An 83 year old single veteran’s gross monthly income is $2000. He lives at home and, due to his poor health, requires help with bathing, dressing, walking around his home, and feeding himself. He sends an Informal Claim to VA in January then applies in March. On the same day he completes his application, he hires a home care company to cook and feed him healthy meals, help him bathe, dress himself, and move around the house. For this service he pays $1,500.00/month. He includes this cost on his application. In June, VA awards him the benefit and grants a retroactive payment for the months of April and May only.
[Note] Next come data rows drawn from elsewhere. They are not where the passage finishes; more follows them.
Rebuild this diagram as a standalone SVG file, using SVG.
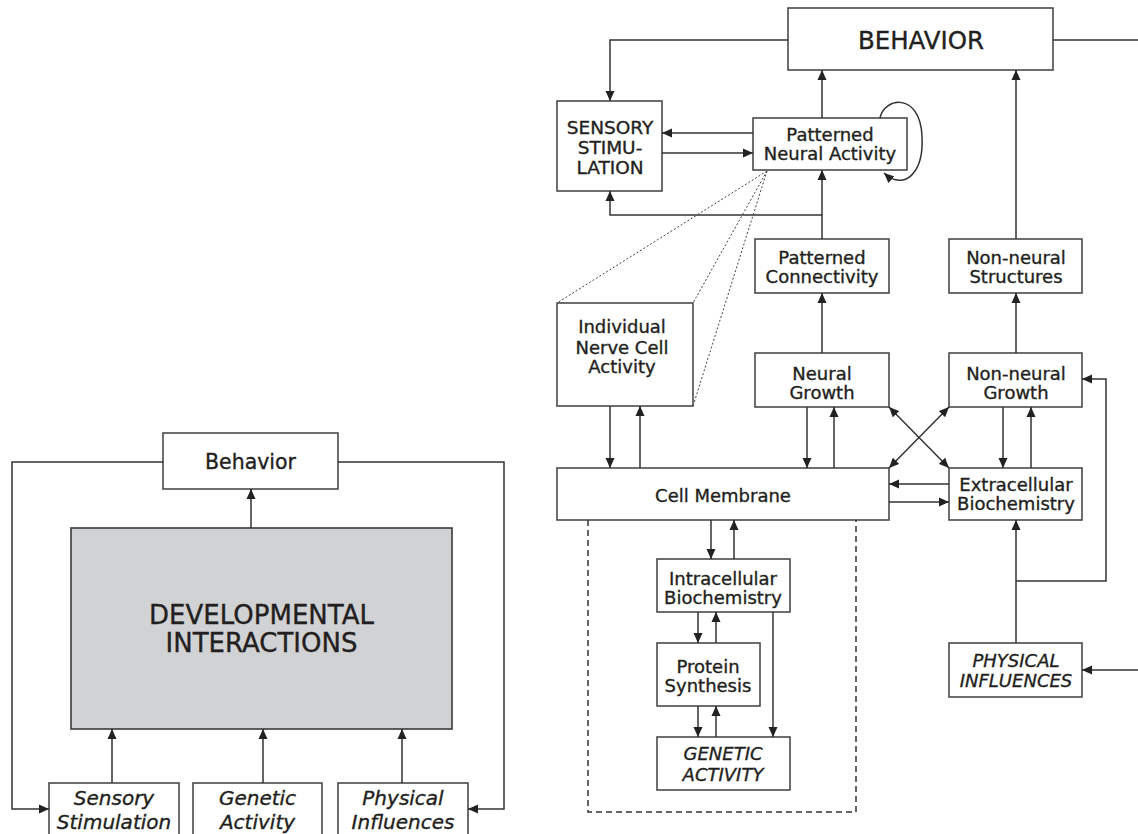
<svg xmlns="http://www.w3.org/2000/svg" width="1138" height="834" viewBox="0 0 1138 834">
<style>
.box{fill:#fff;stroke:#4a4a4a;stroke-width:1.6}
.grey{fill:#d1d2d4;stroke:#3a3a3a;stroke-width:1.6}
.ln{fill:none;stroke:#333;stroke-width:1.5}
.dot{fill:none;stroke:#444;stroke-width:1;stroke-dasharray:2,2}
.dash{fill:none;stroke:#333;stroke-width:1.5;stroke-dasharray:6,4}
text{font-family:"DejaVu Sans","Liberation Sans",sans-serif;fill:#231f20;stroke:#231f20;stroke-width:0.35;text-anchor:middle}
.t18{font-size:18px}
.t20{font-size:20px}
.it{font-style:italic}
</style>
<defs>
<marker id="a" viewBox="0 0 10 10" refX="10" refY="5" markerWidth="10" markerHeight="10" markerUnits="userSpaceOnUse" orient="auto-start-reverse">
<path d="M0,0.5 L10,5 L0,9.5 z" fill="#222"/>
</marker>
</defs>

<!-- LEFT DIAGRAM -->
<g id="l-behavior"><rect class="box" x="163" y="433" width="175" height="56"/><text x="250.5" y="469" style="font-size:20.5px">Behavior</text></g>
<g id="l-dev"><rect class="grey" x="71" y="528" width="381" height="201"/><text x="261.5" y="624" style="font-size:26px">DEVELOPMENTAL</text><text x="261.5" y="652" style="font-size:26px">INTERACTIONS</text></g>
<g id="l-sensory"><rect class="box" x="49" y="783" width="130" height="60"/><text class="t20 it" x="114" y="805">Sensory</text><text class="t20 it" x="114" y="829">Stimulation</text></g>
<g id="l-genetic"><rect class="box" x="193" y="783" width="129" height="60"/><text class="t20 it" x="257.5" y="805">Genetic</text><text class="t20 it" x="257.5" y="829">Activity</text></g>
<g id="l-physical"><rect class="box" x="338" y="783" width="130" height="60"/><text class="t20 it" x="403" y="805">Physical</text><text class="t20 it" x="403" y="829">Influences</text></g>

<!-- RIGHT DIAGRAM -->
<g id="r-behavior"><rect class="box" x="788" y="8" width="265" height="62"/><text x="921" y="49" style="font-size:24.5px">BEHAVIOR</text></g>
<g id="r-sensory"><rect class="box" x="557" y="101" width="105" height="90"/><text x="610" y="134" style="font-size:18.5px">SENSORY</text><text x="610" y="154" style="font-size:18.5px">STIMU-</text><text x="610" y="174" style="font-size:18.5px">LATION</text></g>
<g id="r-pna"><rect class="box" x="753" y="118" width="154" height="52"/><text class="t18" x="830" y="140.5">Patterned</text><text class="t18" x="830" y="159.5">Neural Activity</text></g>
<g id="r-pc"><rect class="box" x="755" y="239" width="134" height="54"/><text class="t18" x="822" y="263.5">Patterned</text><text class="t18" x="822" y="282.5">Connectivity</text></g>
<g id="r-nns"><rect class="box" x="949" y="239" width="133" height="54"/><text class="t18" x="1016" y="263.5">Non-neural</text><text class="t18" x="1016" y="282.5">Structures</text></g>
<g id="r-individual"><rect class="box" x="557" y="303" width="136" height="103"/><text class="t18" x="622" y="332.5">Individual</text><text class="t18" x="622" y="353.5">Nerve Cell</text><text class="t18" x="622" y="372.5">Activity</text></g>
<g id="r-ng"><rect class="box" x="755" y="353" width="134" height="54"/><text class="t18" x="822" y="379.5">Neural</text><text class="t18" x="822" y="398.5">Growth</text></g>
<g id="r-nng"><rect class="box" x="949" y="353" width="133" height="54"/><text class="t18" x="1016" y="379.5">Non-neural</text><text class="t18" x="1016" y="398.5">Growth</text></g>
<g id="r-cm"><rect class="box" x="557" y="468" width="332" height="52"/><text class="t18" x="723" y="501.5">Cell Membrane</text></g>
<g id="r-eb"><rect class="box" x="949" y="468" width="133" height="52"/><text class="t18" x="1016" y="490.5">Extracellular</text><text class="t18" x="1016" y="510">Biochemistry</text></g>
<g id="r-ib"><rect class="box" x="657" y="559" width="133" height="53"/><text class="t18" x="723" y="584.5">Intracellular</text><text class="t18" x="723" y="603.5">Biochemistry</text></g>
<g id="r-ps"><rect class="box" x="657" y="643" width="103" height="63"/><text class="t18" x="708" y="672.5">Protein</text><text class="t18" x="708" y="691.5">Synthesis</text></g>
<g id="r-ga"><rect class="box" x="657" y="737" width="133" height="53"/><text class="t18 it" x="723" y="759.5">GENETIC</text><text class="t18 it" x="723" y="780.5">ACTIVITY</text></g>
<g id="r-pi"><rect class="box" x="949" y="643" width="133" height="54"/><text class="t18 it" x="1016" y="666.5">PHYSICAL</text><text class="t18 it" x="1016" y="686.5">INFLUENCES</text></g>

<g id="connectors">
<!-- left -->
<path class="ln" d="M163,462 H12 V809 H49" marker-end="url(#a)"/>
<path class="ln" d="M338,462 H504 V809 H468" marker-end="url(#a)"/>
<path class="ln" d="M251,528 V489" marker-end="url(#a)"/>
<path class="ln" d="M112,783 V729" marker-end="url(#a)"/>
<path class="ln" d="M263,783 V729" marker-end="url(#a)"/>
<path class="ln" d="M402,783 V729" marker-end="url(#a)"/>
<!-- right -->
<path class="ln" d="M788,40 H610 V101" marker-end="url(#a)"/>
<path class="ln" d="M1053,40 H1138"/>
<path class="ln" d="M822,118 V70" marker-end="url(#a)"/>
<path class="ln" d="M1016,239 V70" marker-end="url(#a)"/>
<path class="ln" d="M753,133 H662" marker-end="url(#a)"/>
<path class="ln" d="M662,153 H753" marker-end="url(#a)"/>
<path class="ln" d="M880,118 C884,97 920,92 922,136 C924,172 905,192 884,173" marker-end="url(#a)"/>
<path class="ln" d="M822,239 V170" marker-end="url(#a)"/>
<path class="ln" d="M822,215 H610 V191" marker-end="url(#a)"/>
<path class="ln" d="M822,353 V293" marker-end="url(#a)"/>
<path class="ln" d="M1016,353 V293" marker-end="url(#a)"/>
<path class="ln" d="M610,406 V468" marker-end="url(#a)"/>
<path class="ln" d="M640,468 V406" marker-end="url(#a)"/>
<path class="ln" d="M807,407 V468" marker-end="url(#a)"/>
<path class="ln" d="M834,468 V407" marker-end="url(#a)"/>
<path class="ln" d="M1003,407 V468" marker-end="url(#a)"/>
<path class="ln" d="M1031,468 V407" marker-end="url(#a)"/>
<path class="ln" d="M889,407 L949,468" marker-start="url(#a)" marker-end="url(#a)"/>
<path class="ln" d="M949,407 L889,468" marker-start="url(#a)" marker-end="url(#a)"/>
<path class="ln" d="M949,484 H889" marker-end="url(#a)"/>
<path class="ln" d="M889,502 H949" marker-end="url(#a)"/>
<path class="ln" d="M1016,581 H1106 V379 H1082" marker-end="url(#a)"/>
<path class="ln" d="M1016,643 V520" marker-end="url(#a)"/>
<path class="ln" d="M1138,670 H1082" marker-end="url(#a)"/>
<path class="ln" d="M711,520 V559" marker-end="url(#a)"/>
<path class="ln" d="M734,559 V520" marker-end="url(#a)"/>
<path class="ln" d="M698,612 V643" marker-end="url(#a)"/>
<path class="ln" d="M716,643 V612" marker-end="url(#a)"/>
<path class="ln" d="M698,706 V737" marker-end="url(#a)"/>
<path class="ln" d="M716,737 V706" marker-end="url(#a)"/>
<path class="ln" d="M773,612 V737" marker-end="url(#a)"/>
<path class="dot" d="M767,171 L557,303 M767,171 L693,303 M767,171 L693,406"/>
<path class="dash" d="M588,520 V812 H856 V520"/>
</g>
</svg>
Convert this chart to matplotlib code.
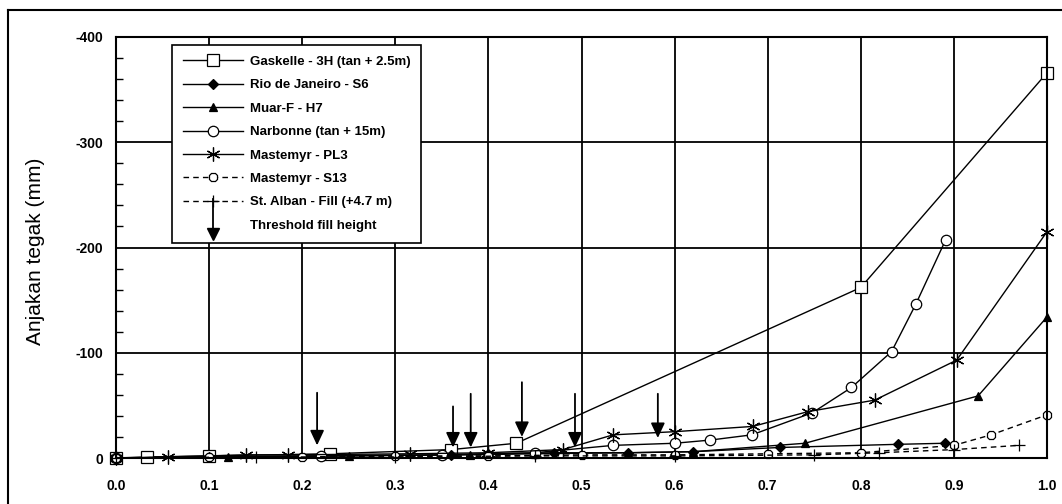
import matplotlib

matplotlib.use("Agg")
import matplotlib.pyplot as plt
from matplotlib.legend_handler import HandlerBase
from matplotlib.lines import Line2D

plt.rcParams["font.family"] = ["Liberation Sans", "DejaVu Sans"]
plt.rcParams["axes.unicode_minus"] = False

# settlement vs. normalised fill height, one pair of lists per site
gaskelle_x = [0.0, 0.033, 0.10, 0.23, 0.36, 0.43, 0.80, 1.0]
gaskelle_y = [0, -1, -2, -4, -8, -14, -162, -366]

rio_x = [0.0, 0.10, 0.22, 0.36, 0.40, 0.47, 0.55, 0.62, 0.713, 0.84, 0.89]
rio_y = [0, -1, -2, -3, -4, -5, -5, -6, -10, -13, -14]

muar_x = [0.0, 0.12, 0.25, 0.38, 0.45, 0.55, 0.62, 0.74, 0.926, 1.0]
muar_y = [0, -1, -2, -3, -4, -5, -6, -14, -59, -134]

narbonne_x = [0.0, 0.22, 0.35, 0.45, 0.534, 0.60, 0.638, 0.683, 0.748, 0.79, 0.833, 0.859, 0.891]
narbonne_y = [0, -2, -3, -5, -12, -14, -17, -22, -43, -67, -101, -146, -207]

pl3_x = [0.0, 0.056, 0.14, 0.185, 0.316, 0.40, 0.48, 0.534, 0.60, 0.684, 0.743, 0.815, 0.903, 1.0]
pl3_y = [0, -1, -3, -3, -4, -5, -8, -22, -25, -30, -44, -55, -93, -215]

s13_x = [0.0, 0.10, 0.20, 0.30, 0.40, 0.50, 0.60, 0.70, 0.80, 0.90, 0.94, 1.0]
s13_y = [0, -1, -1, -2, -2, -3, -3, -4, -5, -12, -22, -41]

stalban_x = [0.0, 0.15, 0.30, 0.45, 0.60, 0.75, 0.82, 0.90, 0.97]
stalban_y = [0, -1, -1, -2, -2, -3, -5, -8, -12]

# threshold fill height arrows: position, tail and tip
thresh_x = [0.216, 0.362, 0.381, 0.436, 0.493, 0.582]
thresh_top = [-62, -49, -61, -72, -61, -61]
thresh_tip = [-12, -10, -10, -20, -10, -19]

x_ticks = [0.0, 0.1, 0.2, 0.3, 0.4, 0.5, 0.6, 0.7, 0.8, 0.9, 1.0]
y_ticks = [-400, -300, -200, -100, 0]

W, H = 1062, 504


class ArrowHandler(HandlerBase):
    """Legend key drawn as a downward arrow."""

    def create_artists(self, legend, orig_handle, xdescent, ydescent, width, height, fontsize, trans):
        cx = width / 2 - xdescent
        cy = height / 2 - ydescent
        stem = Line2D([cx, cx], [cy + 18, cy - 6], color="black", lw=1.3, transform=trans)
        head = Line2D([cx], [cy - 7], marker="v", markersize=8, color="black", transform=trans)
        return [stem, head]


fig = plt.figure(figsize=(W / 100, H / 100), dpi=100)
ax = fig.add_axes([116 / W, 1 - 458 / H, (1047 - 116) / W, (458 - 37) / H])

common = dict(color="black", lw=1.0, clip_on=False, mfc="white", mec="black", mew=0.9)
ax.plot(gaskelle_x, gaskelle_y, marker="s", ms=9, label="Gaskelle - 3H (tan + 2.5m)", **common)
ax.plot(rio_x, rio_y, marker="D", ms=5, label="Rio de Janeiro - S6",
        **{**common, "mfc": "black"})
ax.plot(muar_x, muar_y, marker="^", ms=6, label="Muar-F - H7", **{**common, "mfc": "black"})
ax.plot(narbonne_x, narbonne_y, marker="o", ms=7.5, label="Narbonne (tan + 15m)", **common)
ax.plot(pl3_x, pl3_y, marker=(6, 2, 0), ms=10, label="Mastemyr - PL3", **common)
ax.plot(s13_x, s13_y, marker="8", ms=7, ls=(0, (4, 3)), label="Mastemyr - S13", **common)
ax.plot(stalban_x, stalban_y, marker="+", ms=9, ls=(0, (4, 3)),
        label="St. Alban - Fill (+4.7 m)", **common)

for x, top, tip in zip(thresh_x, thresh_top, thresh_tip):
    ax.annotate("", xy=(x, tip), xytext=(x, top),
                arrowprops=dict(arrowstyle="-|>,head_length=0.9,head_width=0.42",
                                color="black", lw=1.3, shrinkA=0, shrinkB=0))

ax.set_xlim(0, 1)
ax.set_ylim(0, -400)
ax.set_xticks(x_ticks)
ax.set_xticklabels([f"{v:.1f}" for v in x_ticks])
ax.set_yticks(y_ticks)
ax.set_yticklabels([str(v) for v in y_ticks])
ax.set_yticks(range(-380, 0, 20), minor=True)
ax.tick_params(axis="both", which="major", direction="in", length=0, labelsize=10)
ax.tick_params(axis="x", which="major", pad=15)
ax.tick_params(axis="y", which="major", pad=9)
ax.tick_params(axis="y", which="minor", direction="in", length=5, width=1.0)
for lbl in ax.get_xticklabels() + ax.get_yticklabels():
    lbl.set_fontweight("bold")
ax.grid(True, which="major", color="black", lw=1.3)
for sp in ax.spines.values():
    sp.set_linewidth(1.5)
ax.set_ylabel("Anjakan tegak (mm)", fontsize=15)
ax.yaxis.set_label_coords((45 - 116) / 931, 0.49)

handles, labels = ax.get_legend_handles_labels()
threshold = object()
handles.append(threshold)
labels.append("Threshold fill height")
leg = ax.legend(handles, labels, loc="upper left",
                bbox_to_anchor=((172 - 116) / 931, (458 - 45) / 421),
                borderaxespad=0, fancybox=False, framealpha=1, edgecolor="black",
                numpoints=1, handlelength=4.6, handletextpad=0.5, labelspacing=0.85,
                borderpad=0.8, prop={"weight": "bold", "size": 9.5},
                handler_map={threshold: ArrowHandler()})
leg.get_frame().set_linewidth(1.2)

fig.add_artist(Line2D([8 / W, 8 / W], [0, 1 - 10 / H], color="black", lw=1.5))
fig.add_artist(Line2D([8 / W, 1], [1 - 10 / H, 1 - 10 / H], color="black", lw=1.5))

fig.savefig("out.png", dpi=100)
VA does not grant a payment for the months of February and March because, at that time, the veteran did not have any an ongoing care cost (or UME’s) thus rendering his income too high.

EXAMPLE 2: (Bad / Incomplete Information):

An 85 year old single veteran is moving into an assisted living facility and learns that he is eligible for $1703/month through VA Pension and Aid and Attendance. His savings have vanished and his income will not adequately cover the care costs. Unfortunately, the veteran needs extra money immediately to pay for his care as realizes that VA may take months to award him the benefit. He is told that VA will ‘back pay’ and subsequently takes out a loan to cover his costs for the months he is waiting for VA to make a decision.

All within the same month, the veteran moves into the facility, takes out a loan, files an Informal Claim, and sends his formal claim to the VA. Four months later, VA awards him the benefit but only grants a retroactive lump sum payment for three months. The three month lump sum payment is not large enough to pay back the loan and now, due to the misinformation given to the veteran regarding the ‘back pay’, he is now unable to meet his loan obligation. Had the veteran known that payments for a VA Claim are effective from the first of the month following the month in which the claim (or Informal Claim) was received he could have made a better choice regarding the loan.

On rare occasions, establishing an Effective Date can be detrimental to the success of the application. Below is an example where a claimant filed an Informal Claim and was denied because of it.

EXAMPLE 3 (Too Many Assets):

An 84 year old surviving spouse of a veteran lives in an assisted living facility and wants to apply for Death Pension with the Aid and Attendance Allowance. She has $90,000 in assets. Her attorney tells her to file an Informal Claim which she does to lock in a date. The following month the attorney does some estate planning to help her meet the asset limits set forth by VA. After the completion on the estate planning, she files her application. While processing her application, VA learns that the $90,000 was transferred out of her name after the Informal Claim was submitted. Using this information, VA denies her claim based on the fact that she had enough assets in her name to pay for her own care at the time she had established an effective date.